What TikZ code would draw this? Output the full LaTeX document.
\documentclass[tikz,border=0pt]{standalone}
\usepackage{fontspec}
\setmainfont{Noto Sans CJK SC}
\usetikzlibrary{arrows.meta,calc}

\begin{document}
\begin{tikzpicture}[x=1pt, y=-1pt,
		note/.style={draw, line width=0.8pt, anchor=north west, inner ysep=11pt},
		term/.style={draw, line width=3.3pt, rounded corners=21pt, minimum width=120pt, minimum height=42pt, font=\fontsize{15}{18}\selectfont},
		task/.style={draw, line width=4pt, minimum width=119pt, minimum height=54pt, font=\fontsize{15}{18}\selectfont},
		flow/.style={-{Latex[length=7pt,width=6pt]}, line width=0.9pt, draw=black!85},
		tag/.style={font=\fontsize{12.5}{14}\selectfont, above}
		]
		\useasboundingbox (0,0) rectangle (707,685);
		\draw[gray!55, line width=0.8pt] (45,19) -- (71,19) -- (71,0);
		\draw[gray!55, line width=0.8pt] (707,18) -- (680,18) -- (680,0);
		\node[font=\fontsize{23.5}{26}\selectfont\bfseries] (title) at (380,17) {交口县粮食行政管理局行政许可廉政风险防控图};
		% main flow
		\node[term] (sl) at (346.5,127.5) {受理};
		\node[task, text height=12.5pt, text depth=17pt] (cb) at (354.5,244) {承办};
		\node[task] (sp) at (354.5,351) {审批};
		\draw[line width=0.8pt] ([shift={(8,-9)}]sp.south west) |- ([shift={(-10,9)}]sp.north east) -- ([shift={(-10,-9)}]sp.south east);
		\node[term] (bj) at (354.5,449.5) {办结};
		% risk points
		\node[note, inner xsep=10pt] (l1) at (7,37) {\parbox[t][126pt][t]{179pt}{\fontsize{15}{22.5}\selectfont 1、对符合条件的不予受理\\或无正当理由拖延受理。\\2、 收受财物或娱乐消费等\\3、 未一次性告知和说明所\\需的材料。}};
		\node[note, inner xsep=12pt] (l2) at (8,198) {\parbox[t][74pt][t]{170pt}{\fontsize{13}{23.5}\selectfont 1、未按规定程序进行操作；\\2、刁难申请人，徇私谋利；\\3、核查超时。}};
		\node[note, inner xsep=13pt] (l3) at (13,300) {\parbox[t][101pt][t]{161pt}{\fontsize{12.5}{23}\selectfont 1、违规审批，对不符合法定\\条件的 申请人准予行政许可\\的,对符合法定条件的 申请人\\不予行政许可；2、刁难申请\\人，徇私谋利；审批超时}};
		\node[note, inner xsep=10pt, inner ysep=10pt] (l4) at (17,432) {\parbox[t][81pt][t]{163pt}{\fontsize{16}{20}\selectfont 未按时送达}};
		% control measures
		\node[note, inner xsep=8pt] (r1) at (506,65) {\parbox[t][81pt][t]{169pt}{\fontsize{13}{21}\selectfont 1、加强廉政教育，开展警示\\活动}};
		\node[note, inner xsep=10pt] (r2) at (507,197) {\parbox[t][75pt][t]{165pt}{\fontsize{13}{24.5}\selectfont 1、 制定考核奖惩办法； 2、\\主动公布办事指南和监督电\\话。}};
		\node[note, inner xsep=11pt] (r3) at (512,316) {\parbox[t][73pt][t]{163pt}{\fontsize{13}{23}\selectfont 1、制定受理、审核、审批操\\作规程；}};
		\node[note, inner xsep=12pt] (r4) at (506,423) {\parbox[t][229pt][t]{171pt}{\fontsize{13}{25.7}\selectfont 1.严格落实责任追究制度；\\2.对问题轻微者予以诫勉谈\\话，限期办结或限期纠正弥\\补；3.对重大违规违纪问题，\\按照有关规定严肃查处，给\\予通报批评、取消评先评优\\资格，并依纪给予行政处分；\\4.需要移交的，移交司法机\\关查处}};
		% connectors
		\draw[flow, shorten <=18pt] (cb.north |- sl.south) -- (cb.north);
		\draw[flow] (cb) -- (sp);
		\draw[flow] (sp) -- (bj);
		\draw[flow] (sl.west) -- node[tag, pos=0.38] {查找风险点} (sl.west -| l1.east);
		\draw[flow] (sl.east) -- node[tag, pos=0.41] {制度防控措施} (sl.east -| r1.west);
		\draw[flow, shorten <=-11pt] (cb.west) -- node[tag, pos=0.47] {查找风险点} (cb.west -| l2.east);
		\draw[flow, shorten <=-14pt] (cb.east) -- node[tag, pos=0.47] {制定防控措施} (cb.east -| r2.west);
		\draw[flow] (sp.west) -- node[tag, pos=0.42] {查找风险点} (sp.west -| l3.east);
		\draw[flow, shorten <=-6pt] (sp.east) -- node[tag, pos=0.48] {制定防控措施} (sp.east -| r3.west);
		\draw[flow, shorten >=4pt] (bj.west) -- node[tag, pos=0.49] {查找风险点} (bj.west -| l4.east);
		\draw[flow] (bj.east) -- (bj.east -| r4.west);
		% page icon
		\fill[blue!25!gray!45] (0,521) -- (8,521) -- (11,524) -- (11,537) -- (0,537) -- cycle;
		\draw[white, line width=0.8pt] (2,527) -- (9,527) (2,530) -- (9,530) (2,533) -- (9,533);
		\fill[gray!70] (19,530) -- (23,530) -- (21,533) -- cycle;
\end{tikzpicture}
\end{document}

----

*Exercise requirements*
From the listing above, extract every line exactly as it stands.

*Result*
What TikZ code would draw this? Output the full LaTeX document.
\documentclass[tikz,border=0pt]{standalone}
\usepackage{fontspec}
\setmainfont{Noto Sans CJK SC}
\usetikzlibrary{arrows.meta,calc}

\begin{document}
\begin{tikzpicture}[x=1pt, y=-1pt,
		note/.style={draw, line width=0.8pt, anchor=north west, inner ysep=11pt},
		term/.style={draw, line width=3.3pt, rounded corners=21pt, minimum width=120pt, minimum height=42pt, font=\fontsize{15}{18}\selectfont},
		task/.style={draw, line width=4pt, minimum width=119pt, minimum height=54pt, font=\fontsize{15}{18}\selectfont},
		flow/.style={-{Latex[length=7pt,width=6pt]}, line width=0.9pt, draw=black!85},
		tag/.style={font=\fontsize{12.5}{14}\selectfont, above}
		]
		\useasboundingbox (0,0) rectangle (707,685);
		\draw[gray!55, line width=0.8pt] (45,19) -- (71,19) -- (71,0);
		\draw[gray!55, line width=0.8pt] (707,18) -- (680,18) -- (680,0);
		\node[font=\fontsize{23.5}{26}\selectfont\bfseries] (title) at (380,17) {交口县粮食行政管理局行政许可廉政风险防控图};
		% main flow
		\node[term] (sl) at (346.5,127.5) {受理};
		\node[task, text height=12.5pt, text depth=17pt] (cb) at (354.5,244) {承办};
		\node[task] (sp) at (354.5,351) {审批};
		\draw[line width=0.8pt] ([shift={(8,-9)}]sp.south west) |- ([shift={(-10,9)}]sp.north east) -- ([shift={(-10,-9)}]sp.south east);
		\node[term] (bj) at (354.5,449.5) {办结};
		% risk points
		\node[note, inner xsep=10pt] (l1) at (7,37) {\parbox[t][126pt][t]{179pt}{\fontsize{15}{22.5}\selectfont 1、对符合条件的不予受理\\或无正当理由拖延受理。\\2、 收受财物或娱乐消费等\\3、 未一次性告知和说明所\\需的材料。}};
		\node[note, inner xsep=12pt] (l2) at (8,198) {\parbox[t][74pt][t]{170pt}{\fontsize{13}{23.5}\selectfont 1、未按规定程序进行操作；\\2、刁难申请人，徇私谋利；\\3、核查超时。}};
		\node[note, inner xsep=13pt] (l3) at (13,300) {\parbox[t][101pt][t]{161pt}{\fontsize{12.5}{23}\selectfont 1、违规审批，对不符合法定\\条件的 申请人准予行政许可\\的,对符合法定条件的 申请人\\不予行政许可；2、刁难申请\\人，徇私谋利；审批超时}};
		\node[note, inner xsep=10pt, inner ysep=10pt] (l4) at (17,432) {\parbox[t][81pt][t]{163pt}{\fontsize{16}{20}\selectfont 未按时送达}};
		% control measures
		\node[note, inner xsep=8pt] (r1) at (506,65) {\parbox[t][81pt][t]{169pt}{\fontsize{13}{21}\selectfont 1、加强廉政教育，开展警示\\活动}};
		\node[note, inner xsep=10pt] (r2) at (507,197) {\parbox[t][75pt][t]{165pt}{\fontsize{13}{24.5}\selectfont 1、 制定考核奖惩办法； 2、\\主动公布办事指南和监督电\\话。}};
		\node[note, inner xsep=11pt] (r3) at (512,316) {\parbox[t][73pt][t]{163pt}{\fontsize{13}{23}\selectfont 1、制定受理、审核、审批操\\作规程；}};
		\node[note, inner xsep=12pt] (r4) at (506,423) {\parbox[t][229pt][t]{171pt}{\fontsize{13}{25.7}\selectfont 1.严格落实责任追究制度；\\2.对问题轻微者予以诫勉谈\\话，限期办结或限期纠正弥\\补；3.对重大违规违纪问题，\\按照有关规定严肃查处，给\\予通报批评、取消评先评优\\资格，并依纪给予行政处分；\\4.需要移交的，移交司法机\\关查处}};
		% connectors
		\draw[flow, shorten <=18pt] (cb.north |- sl.south) -- (cb.north);
		\draw[flow] (cb) -- (sp);
		\draw[flow] (sp) -- (bj);
		\draw[flow] (sl.west) -- node[tag, pos=0.38] {查找风险点} (sl.west -| l1.east);
		\draw[flow] (sl.east) -- node[tag, pos=0.41] {制度防控措施} (sl.east -| r1.west);
		\draw[flow, shorten <=-11pt] (cb.west) -- node[tag, pos=0.47] {查找风险点} (cb.west -| l2.east);
		\draw[flow, shorten <=-14pt] (cb.east) -- node[tag, pos=0.47] {制定防控措施} (cb.east -| r2.west);
		\draw[flow] (sp.west) -- node[tag, pos=0.42] {查找风险点} (sp.west -| l3.east);
		\draw[flow, shorten <=-6pt] (sp.east) -- node[tag, pos=0.48] {制定防控措施} (sp.east -| r3.west);
		\draw[flow, shorten >=4pt] (bj.west) -- node[tag, pos=0.49] {查找风险点} (bj.west -| l4.east);
		\draw[flow] (bj.east) -- (bj.east -| r4.west);
		% page icon
		\fill[blue!25!gray!45] (0,521) -- (8,521) -- (11,524) -- (11,537) -- (0,537) -- cycle;
		\draw[white, line width=0.8pt] (2,527) -- (9,527) (2,530) -- (9,530) (2,533) -- (9,533);
		\fill[gray!70] (19,530) -- (23,530) -- (21,533) -- cycle;
\end{tikzpicture}
\end{document}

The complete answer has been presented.